La réaction de la police a été surprenante, selon cette famille.

« Elle nous a juste conseillé d’aller demander une assistance psychologique et faire des tests médicaux pour l’enfant afin qu’elle soit protégée des infections ou d’autres maladies qu’elle aurait attrapées durant la sale besogne. Pas de mot sur les enquêtes ou sur la dénonciation des personnes indexées. Donc, cela prouve son implication », laissent entendre les parentés de Chantal*.

La thèse n’est pas à rejeter, selon des chefs locaux.

« Nous avons essayé de suivre le mouvement et dénoncer des personnes apparemment impliquées dans ce réseau. La police, mène parfois des enquêtes mais elle est bloquée à un certain stade. Ce réseau soudoie les policiers qui essayent de suivre le dossier. Et puis, c’est nous qui avons par la suite été intimidés et nous avons eu peur de continuer », témoigne un ancien chef de village à Nduta.

Conséquences

Le calvaire qu’endurent ces filles victimes du « trafic humain dans les camps » est indescriptible.

« Diverses maladies dont le VIH/Sida, des infections vaginales, des grossesses non désirées, tortures sexuelles, la mort, des intimidations,… », une longue et pénible énumération de *Chatal.

Elle dit avoir été assistée par un pasteur d’une église protestante de Mwanza qui lui a payé le ticket pour retourner au camp.

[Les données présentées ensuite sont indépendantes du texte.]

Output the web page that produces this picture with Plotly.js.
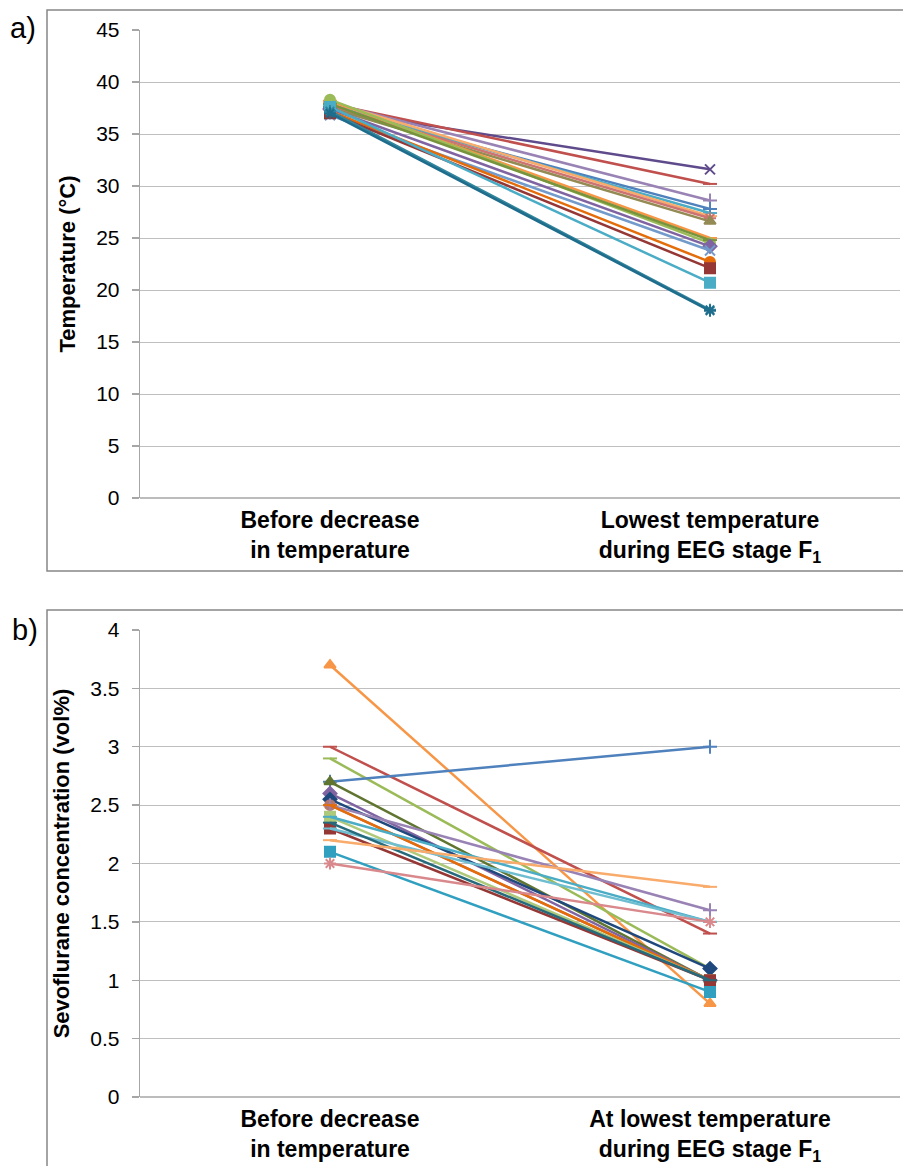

« J’ai été tirée de l’enfer. Mais il y a des filles qui finissent par s’y accommoder car elles ont à manger, à boire et quelques shillings pour les produits de beauté alors qu’ici au camp elles n’ont rien », raconte-t-elle, avant de dénoncer ce trafic et d’indiquer que ces filles ont besoin d’être secourues.

« Je pourrais témoigner devant les instances habilitées, mais je crains pour ma sécurité », conclut-elle, angoissée.

Le nombre de victimes de ce trafic humain est difficile à connaître, mais des sources dans les camps estiment qu’elles seraient une centaine, précisant que ce mouvement a débuté clandestinement il y a plus de deux ans.

La Tanzanie abrite plus de 126.600 réfugiés burundais.